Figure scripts
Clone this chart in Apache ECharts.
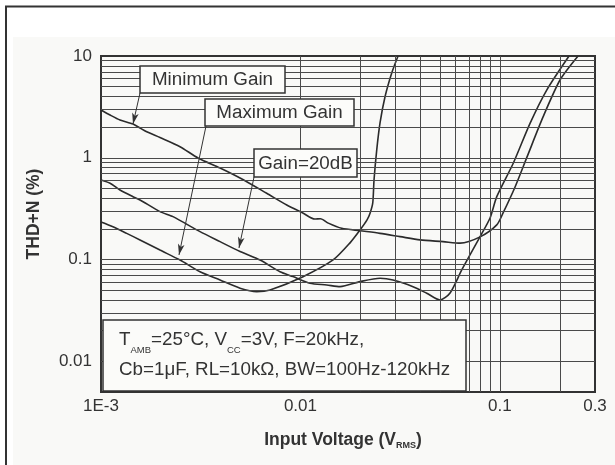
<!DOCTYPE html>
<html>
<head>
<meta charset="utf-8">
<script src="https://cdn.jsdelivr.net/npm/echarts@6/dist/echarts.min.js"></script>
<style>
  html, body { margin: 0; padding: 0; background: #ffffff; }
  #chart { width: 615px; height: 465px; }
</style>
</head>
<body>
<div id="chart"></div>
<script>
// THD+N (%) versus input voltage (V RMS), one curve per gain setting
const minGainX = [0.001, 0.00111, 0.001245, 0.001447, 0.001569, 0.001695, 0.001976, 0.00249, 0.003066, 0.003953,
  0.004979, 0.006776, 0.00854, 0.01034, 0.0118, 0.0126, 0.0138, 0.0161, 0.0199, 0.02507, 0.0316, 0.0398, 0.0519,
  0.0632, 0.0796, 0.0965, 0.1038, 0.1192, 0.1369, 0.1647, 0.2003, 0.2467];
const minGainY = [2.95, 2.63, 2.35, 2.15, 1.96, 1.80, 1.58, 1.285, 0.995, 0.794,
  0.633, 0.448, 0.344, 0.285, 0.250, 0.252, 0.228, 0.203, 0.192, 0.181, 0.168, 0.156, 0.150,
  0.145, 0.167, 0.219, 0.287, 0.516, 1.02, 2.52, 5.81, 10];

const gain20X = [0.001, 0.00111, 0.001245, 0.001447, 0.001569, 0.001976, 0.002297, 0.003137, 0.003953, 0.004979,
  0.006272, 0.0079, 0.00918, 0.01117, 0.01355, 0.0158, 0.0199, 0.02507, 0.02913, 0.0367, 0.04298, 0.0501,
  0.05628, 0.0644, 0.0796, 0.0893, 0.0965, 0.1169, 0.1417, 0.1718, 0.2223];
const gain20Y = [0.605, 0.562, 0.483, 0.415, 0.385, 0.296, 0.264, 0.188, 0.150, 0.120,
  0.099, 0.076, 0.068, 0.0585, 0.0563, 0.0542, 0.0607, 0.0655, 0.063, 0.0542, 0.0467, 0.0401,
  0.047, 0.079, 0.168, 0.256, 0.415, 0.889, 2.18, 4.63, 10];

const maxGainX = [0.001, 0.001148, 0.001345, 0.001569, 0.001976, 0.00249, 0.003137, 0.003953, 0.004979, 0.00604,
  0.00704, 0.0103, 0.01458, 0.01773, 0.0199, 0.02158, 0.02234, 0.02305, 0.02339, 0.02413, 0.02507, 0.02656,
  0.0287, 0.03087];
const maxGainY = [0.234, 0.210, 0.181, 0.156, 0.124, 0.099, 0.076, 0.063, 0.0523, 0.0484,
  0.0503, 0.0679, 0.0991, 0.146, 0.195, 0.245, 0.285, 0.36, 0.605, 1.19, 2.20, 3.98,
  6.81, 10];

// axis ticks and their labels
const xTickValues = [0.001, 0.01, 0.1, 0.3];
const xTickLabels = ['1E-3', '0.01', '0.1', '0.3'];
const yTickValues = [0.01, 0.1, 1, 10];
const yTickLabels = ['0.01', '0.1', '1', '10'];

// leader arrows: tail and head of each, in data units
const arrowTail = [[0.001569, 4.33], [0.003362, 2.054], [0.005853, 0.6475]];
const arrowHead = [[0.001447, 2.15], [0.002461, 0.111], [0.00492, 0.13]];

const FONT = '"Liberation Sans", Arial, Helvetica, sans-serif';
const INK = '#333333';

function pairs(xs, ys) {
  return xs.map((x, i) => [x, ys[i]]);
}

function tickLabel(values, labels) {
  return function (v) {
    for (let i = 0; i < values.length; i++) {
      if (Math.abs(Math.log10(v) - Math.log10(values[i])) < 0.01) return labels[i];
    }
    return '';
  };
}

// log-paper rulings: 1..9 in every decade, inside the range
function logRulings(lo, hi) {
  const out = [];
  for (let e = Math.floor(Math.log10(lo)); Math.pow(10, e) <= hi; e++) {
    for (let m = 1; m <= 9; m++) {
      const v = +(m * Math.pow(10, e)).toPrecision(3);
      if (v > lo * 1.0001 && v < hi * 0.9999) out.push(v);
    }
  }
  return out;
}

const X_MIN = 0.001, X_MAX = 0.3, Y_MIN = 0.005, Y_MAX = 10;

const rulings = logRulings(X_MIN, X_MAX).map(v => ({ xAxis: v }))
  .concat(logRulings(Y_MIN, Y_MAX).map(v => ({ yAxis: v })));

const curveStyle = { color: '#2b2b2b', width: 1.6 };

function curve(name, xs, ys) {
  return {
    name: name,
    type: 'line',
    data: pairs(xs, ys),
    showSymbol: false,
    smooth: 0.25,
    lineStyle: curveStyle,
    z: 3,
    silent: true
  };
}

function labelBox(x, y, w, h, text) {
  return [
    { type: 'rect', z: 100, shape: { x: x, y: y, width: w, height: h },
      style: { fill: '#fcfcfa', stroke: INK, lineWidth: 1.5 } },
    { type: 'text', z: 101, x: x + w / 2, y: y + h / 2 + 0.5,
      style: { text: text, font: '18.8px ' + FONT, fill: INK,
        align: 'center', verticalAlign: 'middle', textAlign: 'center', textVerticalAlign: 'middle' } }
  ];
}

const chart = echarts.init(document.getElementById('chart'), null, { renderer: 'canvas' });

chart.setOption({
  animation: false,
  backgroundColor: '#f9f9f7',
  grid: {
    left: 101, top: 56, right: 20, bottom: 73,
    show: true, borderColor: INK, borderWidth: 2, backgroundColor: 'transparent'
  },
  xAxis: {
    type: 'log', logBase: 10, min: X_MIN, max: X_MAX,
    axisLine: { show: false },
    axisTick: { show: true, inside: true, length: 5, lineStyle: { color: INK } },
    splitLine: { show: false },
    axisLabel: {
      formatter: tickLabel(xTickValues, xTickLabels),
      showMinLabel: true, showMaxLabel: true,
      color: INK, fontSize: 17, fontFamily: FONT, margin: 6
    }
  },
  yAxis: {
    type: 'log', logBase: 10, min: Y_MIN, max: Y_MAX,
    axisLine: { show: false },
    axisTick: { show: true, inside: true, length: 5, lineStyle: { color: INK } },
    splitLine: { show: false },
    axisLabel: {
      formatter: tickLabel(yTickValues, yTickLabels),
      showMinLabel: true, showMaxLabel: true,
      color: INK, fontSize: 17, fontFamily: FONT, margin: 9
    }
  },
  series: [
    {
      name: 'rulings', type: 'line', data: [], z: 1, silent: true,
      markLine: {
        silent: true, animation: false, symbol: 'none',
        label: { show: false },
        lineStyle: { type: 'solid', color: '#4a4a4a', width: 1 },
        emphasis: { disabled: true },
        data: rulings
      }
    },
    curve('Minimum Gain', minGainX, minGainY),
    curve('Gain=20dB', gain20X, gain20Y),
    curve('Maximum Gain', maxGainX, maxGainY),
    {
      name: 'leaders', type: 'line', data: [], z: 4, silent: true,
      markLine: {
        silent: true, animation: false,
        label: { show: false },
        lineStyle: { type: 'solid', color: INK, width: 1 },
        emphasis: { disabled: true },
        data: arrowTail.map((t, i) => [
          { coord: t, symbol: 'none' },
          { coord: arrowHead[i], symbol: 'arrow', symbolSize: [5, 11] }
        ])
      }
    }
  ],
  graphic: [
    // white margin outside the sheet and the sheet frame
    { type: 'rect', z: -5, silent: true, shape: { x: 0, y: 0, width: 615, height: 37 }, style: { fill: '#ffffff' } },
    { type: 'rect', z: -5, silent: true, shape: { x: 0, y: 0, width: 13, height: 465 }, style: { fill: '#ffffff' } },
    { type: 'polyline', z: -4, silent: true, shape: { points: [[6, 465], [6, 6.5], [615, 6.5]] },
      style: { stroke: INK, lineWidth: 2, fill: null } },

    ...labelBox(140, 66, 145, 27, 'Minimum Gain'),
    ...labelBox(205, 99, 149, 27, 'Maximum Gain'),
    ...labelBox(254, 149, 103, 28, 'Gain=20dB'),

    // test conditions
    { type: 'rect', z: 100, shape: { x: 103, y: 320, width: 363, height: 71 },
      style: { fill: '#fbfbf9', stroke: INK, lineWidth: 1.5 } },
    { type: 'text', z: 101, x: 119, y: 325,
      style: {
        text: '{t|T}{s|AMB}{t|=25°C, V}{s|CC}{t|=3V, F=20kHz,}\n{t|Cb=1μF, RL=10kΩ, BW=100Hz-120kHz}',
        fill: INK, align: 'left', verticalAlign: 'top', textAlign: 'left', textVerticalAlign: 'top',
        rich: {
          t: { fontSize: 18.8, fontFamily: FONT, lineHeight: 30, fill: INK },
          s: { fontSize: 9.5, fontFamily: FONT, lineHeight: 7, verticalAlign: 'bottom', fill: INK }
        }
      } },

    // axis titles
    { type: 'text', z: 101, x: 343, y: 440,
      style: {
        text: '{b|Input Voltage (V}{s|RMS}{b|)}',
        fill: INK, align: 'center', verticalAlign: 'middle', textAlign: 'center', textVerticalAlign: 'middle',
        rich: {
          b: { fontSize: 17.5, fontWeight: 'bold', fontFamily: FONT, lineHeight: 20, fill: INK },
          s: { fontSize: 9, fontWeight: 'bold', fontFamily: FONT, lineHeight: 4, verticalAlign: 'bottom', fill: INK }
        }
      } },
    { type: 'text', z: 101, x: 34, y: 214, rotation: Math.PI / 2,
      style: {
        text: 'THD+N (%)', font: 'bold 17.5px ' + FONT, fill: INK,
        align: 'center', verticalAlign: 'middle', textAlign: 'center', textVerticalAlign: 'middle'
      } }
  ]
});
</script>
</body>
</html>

==

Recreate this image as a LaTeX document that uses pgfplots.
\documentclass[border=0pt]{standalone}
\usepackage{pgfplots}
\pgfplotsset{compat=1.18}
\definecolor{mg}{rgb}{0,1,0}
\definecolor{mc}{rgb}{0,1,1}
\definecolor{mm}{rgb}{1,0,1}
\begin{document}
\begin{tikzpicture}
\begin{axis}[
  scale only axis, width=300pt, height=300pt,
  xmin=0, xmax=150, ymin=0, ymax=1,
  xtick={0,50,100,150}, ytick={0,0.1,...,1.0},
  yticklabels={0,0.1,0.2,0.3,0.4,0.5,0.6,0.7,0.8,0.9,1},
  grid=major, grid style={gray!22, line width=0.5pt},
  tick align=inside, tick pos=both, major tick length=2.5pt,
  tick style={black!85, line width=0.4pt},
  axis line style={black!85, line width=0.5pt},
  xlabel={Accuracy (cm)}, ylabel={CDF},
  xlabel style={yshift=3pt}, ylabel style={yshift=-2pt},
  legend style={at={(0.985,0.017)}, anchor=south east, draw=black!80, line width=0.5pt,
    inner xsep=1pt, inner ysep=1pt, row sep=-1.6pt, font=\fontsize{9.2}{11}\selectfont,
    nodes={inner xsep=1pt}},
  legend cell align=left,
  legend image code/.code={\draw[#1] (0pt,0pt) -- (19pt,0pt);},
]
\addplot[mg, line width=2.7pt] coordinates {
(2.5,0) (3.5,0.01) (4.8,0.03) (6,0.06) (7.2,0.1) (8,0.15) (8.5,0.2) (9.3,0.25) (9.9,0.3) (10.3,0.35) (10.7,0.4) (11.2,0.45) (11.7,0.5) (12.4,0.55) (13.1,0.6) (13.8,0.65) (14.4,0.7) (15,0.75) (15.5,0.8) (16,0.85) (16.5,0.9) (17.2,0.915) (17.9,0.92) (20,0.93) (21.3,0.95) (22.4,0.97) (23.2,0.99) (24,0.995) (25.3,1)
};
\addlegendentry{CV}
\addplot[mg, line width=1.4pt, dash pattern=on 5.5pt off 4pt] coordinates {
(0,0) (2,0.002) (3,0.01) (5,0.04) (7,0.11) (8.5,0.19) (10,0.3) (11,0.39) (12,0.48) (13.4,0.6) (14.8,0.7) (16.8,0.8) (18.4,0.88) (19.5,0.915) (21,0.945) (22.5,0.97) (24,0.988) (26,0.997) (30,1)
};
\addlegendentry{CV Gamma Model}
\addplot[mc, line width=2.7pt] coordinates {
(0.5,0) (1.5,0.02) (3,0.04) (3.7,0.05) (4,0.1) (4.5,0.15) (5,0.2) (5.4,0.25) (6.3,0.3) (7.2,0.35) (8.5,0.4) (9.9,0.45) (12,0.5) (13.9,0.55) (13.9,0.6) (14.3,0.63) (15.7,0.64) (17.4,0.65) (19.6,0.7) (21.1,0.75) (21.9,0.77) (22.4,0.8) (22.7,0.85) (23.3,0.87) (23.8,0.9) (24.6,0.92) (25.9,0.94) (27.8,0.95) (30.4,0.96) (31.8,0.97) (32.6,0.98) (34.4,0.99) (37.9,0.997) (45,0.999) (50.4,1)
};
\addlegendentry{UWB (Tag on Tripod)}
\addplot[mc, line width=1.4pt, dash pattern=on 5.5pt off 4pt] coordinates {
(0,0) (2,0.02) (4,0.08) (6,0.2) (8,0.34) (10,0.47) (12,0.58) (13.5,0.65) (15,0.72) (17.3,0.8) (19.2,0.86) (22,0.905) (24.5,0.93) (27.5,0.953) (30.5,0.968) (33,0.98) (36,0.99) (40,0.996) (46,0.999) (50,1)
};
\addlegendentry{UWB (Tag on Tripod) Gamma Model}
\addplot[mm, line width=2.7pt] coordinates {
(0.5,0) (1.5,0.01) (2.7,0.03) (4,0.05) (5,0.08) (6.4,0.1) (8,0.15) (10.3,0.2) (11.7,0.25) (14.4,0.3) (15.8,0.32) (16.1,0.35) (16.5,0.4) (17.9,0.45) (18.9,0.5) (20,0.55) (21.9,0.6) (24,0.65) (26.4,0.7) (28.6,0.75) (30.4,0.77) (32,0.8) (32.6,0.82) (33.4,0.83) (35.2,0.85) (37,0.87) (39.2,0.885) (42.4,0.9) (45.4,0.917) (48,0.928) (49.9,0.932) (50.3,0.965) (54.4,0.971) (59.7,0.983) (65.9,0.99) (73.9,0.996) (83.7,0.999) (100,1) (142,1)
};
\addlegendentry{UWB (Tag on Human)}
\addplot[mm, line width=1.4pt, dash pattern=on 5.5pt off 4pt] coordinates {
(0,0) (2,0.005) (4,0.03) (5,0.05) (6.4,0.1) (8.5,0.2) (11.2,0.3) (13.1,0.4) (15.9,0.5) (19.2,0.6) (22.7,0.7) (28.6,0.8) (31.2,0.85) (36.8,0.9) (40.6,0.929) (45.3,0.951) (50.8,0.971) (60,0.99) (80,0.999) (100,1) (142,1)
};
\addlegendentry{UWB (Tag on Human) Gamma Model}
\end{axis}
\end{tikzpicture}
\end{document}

• **Stated goal**
Output word for word the lines running from the one containing "Clone this chart in Apache ECharts." to the one containing "0.145, 0.167, 0.219, 0.287, 0.516, 1.02, 2.52, 5.81, 10];", both included, leaving out the pictures.

• **Task answer**
Clone this chart in Apache ECharts.
<!DOCTYPE html>
<html>
<head>
<meta charset="utf-8">
<script src="https://cdn.jsdelivr.net/npm/echarts@6/dist/echarts.min.js"></script>
<style>
  html, body { margin: 0; padding: 0; background: #ffffff; }
  #chart { width: 615px; height: 465px; }
</style>
</head>
<body>
<div id="chart"></div>
<script>
// THD+N (%) versus input voltage (V RMS), one curve per gain setting
const minGainX = [0.001, 0.00111, 0.001245, 0.001447, 0.001569, 0.001695, 0.001976, 0.00249, 0.003066, 0.003953,
  0.004979, 0.006776, 0.00854, 0.01034, 0.0118, 0.0126, 0.0138, 0.0161, 0.0199, 0.02507, 0.0316, 0.0398, 0.0519,
  0.0632, 0.0796, 0.0965, 0.1038, 0.1192, 0.1369, 0.1647, 0.2003, 0.2467];
const minGainY = [2.95, 2.63, 2.35, 2.15, 1.96, 1.80, 1.58, 1.285, 0.995, 0.794,
  0.633, 0.448, 0.344, 0.285, 0.250, 0.252, 0.228, 0.203, 0.192, 0.181, 0.168, 0.156, 0.150,
  0.145, 0.167, 0.219, 0.287, 0.516, 1.02, 2.52, 5.81, 10];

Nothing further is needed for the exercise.